News

Tuffey suffers from inquiry's glare

Daryl Tuffey was fined $1000 (US$740) this week for acting against the interests of New Zealand Cricket after he failed to destroy promptly a digital film

Andrew McLean
17-Mar-2005


New Zealand Cricket's inquiry placed Tuffey in an awkward position © Getty Images
Daryl Tuffey was fined $1000 (US$740) this week for acting against the interests of New Zealand Cricket after he failed to destroy promptly a digital film. Despite doing little else wrong, Tuffey suffered unnecessarily after his case was made public.
The facts are simple. Tuffey got caught on video with a woman, doing what adults who fancy one another do, got filmed doing it and, after he realised he had been recorded, didn't act quickly enough to remove the evidence. NZC said Tuffey had acted against their interests and committed serious misconduct, which he admitted to.
It would seem an open and shut case: set the penalty and get on with playing cricket. Yet the formal inquiry dragged on for a week and became the latest hot topic for talkback radio and office gossip. The media widely reported that the matter involved Tuffey and a woman, and a logical inference from the serious nature of the inquiry was that whatever went on was not consensual. But Hugh Rennie QC, who conducted the investigation, found the contact between Tuffey and the woman was consensual and discontinued by them voluntarily.
Mr Rennie heard the matter on March 8 and interviewed further witnesses before releasing his report on Tuesday. The need for more questions was odd as Tuffey admitted the charge at the hearing. If it was a criminal matter, the charge would have been read and Tuffey would have been asked to plead. If he admitted the charge, as he did in this case, he would then have been sentenced.
Mr Rennie said he received extensive information from people with direct knowledge of the events and that Tuffey had openly and frankly answered all matters raised. "The formal allegation made by NZ Cricket is admitted by Mr Tuffey," Mr Rennie said in the report. "He took this action immediately and voluntarily."
The last sentence is significant. The implication from Mr Rennie's report is that Tuffey admitted his guilt when the charge was laid before the hearing. If NZC wanted independent input from that situation Mr Rennie's role could have been merely to sentence Tuffey rather than put him on trial.
The strangest aspect of the report was that it didn't spell out what the serious misconduct was. Instead of finding the information in the first paragraph, the best description is at the end of the findings where Mr Rennie said Tuffey "acknowledged to me that his conduct was serious misconduct in terms of his agreement with NZ Cricket" and that "from the inquiries I have made, he has acted correctly in making these admissions". What the matter is really about - Tuffey acting contrary to the interests of NZC - is buried in Mr Rennie's analysis of the gravity of the offence on page 3.
Although Tuffey did little wrong, the $1000 fine is probably justified as he admitted the offence. If his actions were at the serious end of the scale then what penalty would await a player whose misconduct is of a minor nature?
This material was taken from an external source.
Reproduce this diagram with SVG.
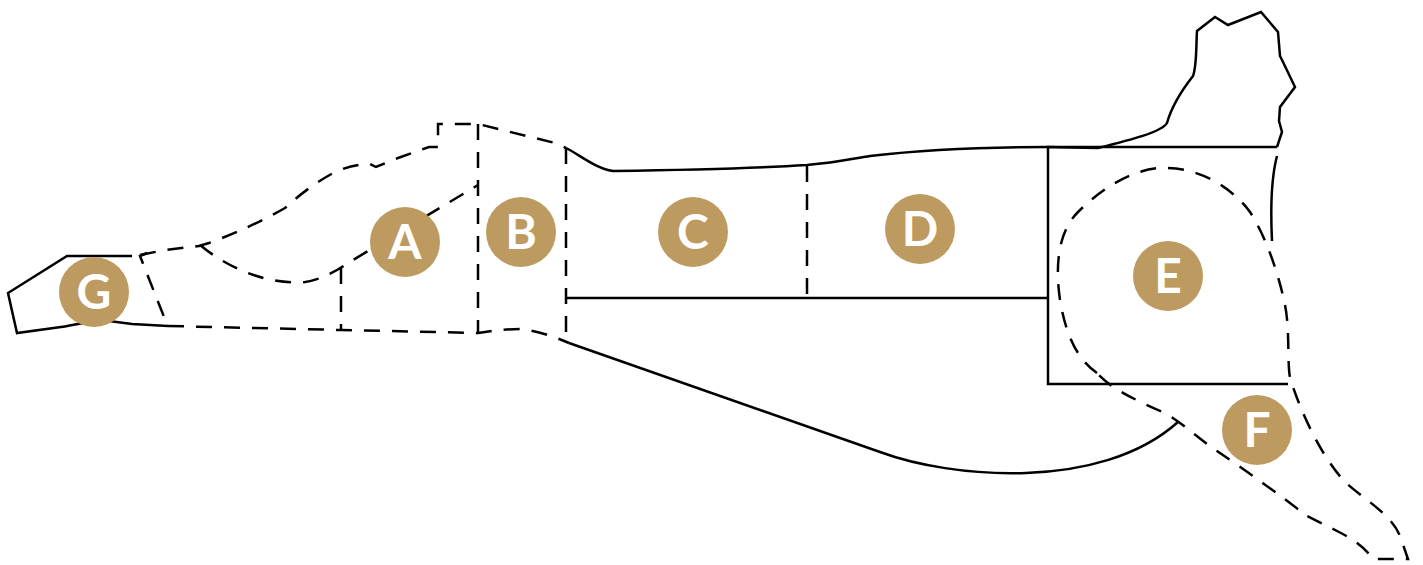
<svg xmlns="http://www.w3.org/2000/svg" width="1423" height="565" viewBox="0 0 1423 565">
  <style>
    .solid { fill: none; stroke: #000; stroke-width: 2.5; stroke-linejoin: miter; }
    .dash { fill: none; stroke: #000; stroke-width: 2.5; stroke-dasharray: 16 12; }
    .badge circle { fill: #BD9A5F; }
    .badge text { fill: #fff; font-family: "Lato", "Liberation Sans", sans-serif; font-weight: 700; font-size: 48px; text-anchor: middle; }
  </style>

  <!-- cut outlines -->
  <g id="connectors">
    <!-- solid outlines -->
    <path class="solid" d="M132,256 L67,256 L8,293 L17,333 L61,327 C75,325 90,320 109,321 L132,324 L168,326"/>
    <path class="solid" d="M566,148 C580,155 595,168 613,171 C680,170 760,168 807,165 C840,162 855,158 870,156 C920,150 980,147 1047,147 L1098,148"/>
    <path class="solid" d="M1098,148 C1130,140 1162,132 1167,123 C1172,105 1182,90 1193,76 C1197,65 1196,45 1197,31 L1215,17 L1228,25 L1261,12 L1278,32 L1280,56 L1283,62 L1295,87 L1280,107 L1279,121 L1282,132 L1277,147"/>
    <path class="solid" d="M1277,147 L1048,147 L1048,384 L1288,384"/>
    <path class="solid" d="M566,298 L1048,298"/>
    <path class="solid" d="M1277,156 C1272,175 1270,200 1272,241"/>
    <path class="solid" d="M569,343 L880,452 C950,478 1100,492 1178,422"/>

    <!-- dashed outlines -->
    <path class="dash" d="M147,253 L140,256 L168,327"/>
    <path class="dash" d="M140,255 L165,250 L199,246 L209,243 Q250,228 285,208 Q310,185 337,171 Q355,164 370,164 L376,167 L398,158 L429,147 L438,147 L438,124 L478,124 L555,143 L566,148"/>
    <path class="dash" d="M200,245 C230,270 270,285 305,282 C320,280 335,272 348,263 L478,185"/>
    <path class="dash" d="M341,268 L341,330"/>
    <path class="dash" d="M478,124 L478,333"/>
    <path class="dash" d="M168,326 L341,330 L478,333 C490,331 505,329 520,329 C535,330 555,337 569,343"/>
    <path class="dash" d="M566,148 L566,342"/>
    <path class="dash" d="M807,166 L807,298"/>
    <path class="dash" d="M1097,373 C1075,358 1065,330 1060,300 C1055,265 1058,232 1078,212 C1100,190 1130,170 1160,168 C1195,166 1230,185 1250,212 C1268,240 1280,280 1285,305 C1290,330 1287,360 1290,378 C1300,410 1320,455 1345,482 C1365,500 1392,515 1400,536 L1408,559 L1373,559 C1365,548 1355,540 1337,531 L1307,516 C1280,495 1245,470 1217,451 C1200,440 1185,425 1165,413 C1135,400 1110,388 1097,373 Z"/>
  </g>

  <!-- lettered badges -->
  <g id="node-a" class="badge"><circle cx="405" cy="242" r="35"/><text x="405" y="259">A</text></g>
  <g id="node-b" class="badge"><circle cx="521" cy="232" r="35"/><text x="521" y="249">B</text></g>
  <g id="node-c" class="badge"><circle cx="693" cy="232" r="35"/><text x="693" y="249">C</text></g>
  <g id="node-d" class="badge"><circle cx="920" cy="229" r="35"/><text x="920" y="246">D</text></g>
  <g id="node-e" class="badge"><circle cx="1168" cy="276" r="35"/><text x="1168" y="293">E</text></g>
  <g id="node-f" class="badge"><circle cx="1257" cy="430" r="35"/><text x="1257" y="447">F</text></g>
  <g id="node-g" class="badge"><circle cx="94" cy="292" r="35"/><text x="94" y="309">G</text></g>
</svg>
The real problem lies in the ambit of a crime. Just as the basic criminal charge of disorderly behaviour catches even the most harmless of activity, it is unavoidable that the expression "contrary to NZC's interests" will pick up almost any incident.
There are no winners here. Tuffey has suffered public humiliation far beyond what his actions justified. NZC may cop flak for bringing up an allegation that the public cannot be faulted for struggling to see what Tuffey did wrong.